= Australian Indigenous Chamber of Commerce =

Former Australian chamber of commerce

The Australian Indigenous Chamber of Commerce (Indigenous Chamber) was a not-for-profit organisation established to promote and serve the interests of Indigenous Australian business. It adopted the subtitle Yaabubiin Institute for Disruptive Thinking for some of its existence, but it had ceased to exist by late 2020.

==History==
The Indigenous Chamber was founded in 2008 by Warren Mundine, Shane Phillips and George Newhouse.

It adopted the additional name Yaabubiin Institute for Disruptive Thinking as a subtitle in 2016. Its website appeared to have wound down toward the end of October 2020.

==Description==
The Indigenous Chamber was a not-for-profit organisation that aimed "to promote and serve the interests of Indigenous business, supporting and facilitating Indigenous self-reliance and economic prosperity".

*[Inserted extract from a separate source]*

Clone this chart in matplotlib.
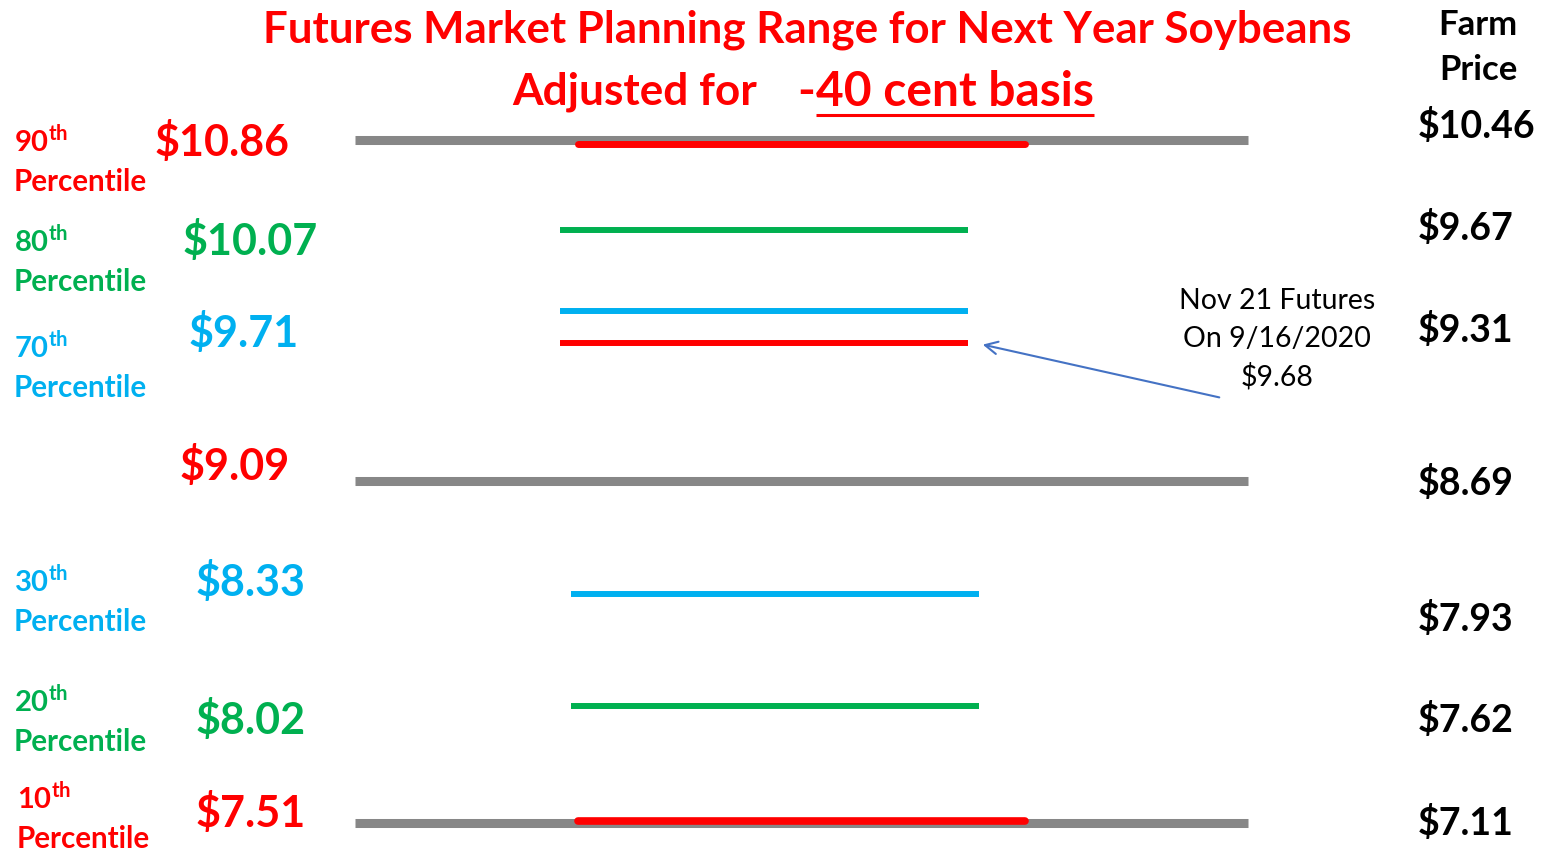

The Indigenous Chamber hosted an annual business award for Indigenous Businessmen and Businesswomen as well as for mentors who assist Indigenous enterprise.

The chamber made numerous submissions to the Australian Government on business and economic issues.
==Directors==
Directors were:
- Warren Mundine - Chairman/Director
- George Newhouse - Director
- Shane Phillips - Director

==Objectives==
The Indigenous Chamber's stated objectives were to:
- promote trade and commerce between Indigenous and non-Indigenous Australians;
- promote international trade and commerce with Indigenous Australian businesses;
- advance Indigenous entrepreneurship;
- commission research into Indigenous economic policy and social outcomes;
- promote excellence in Indigenous economic policy making and research in relation to the Carbon Pollution Reduction Scheme;
- promote "business to business" mentoring, dialogue and networking opportunities between Indigenous and non-Indigenous Australians; and
- represent and advance the interests of Indigenous business enterprise.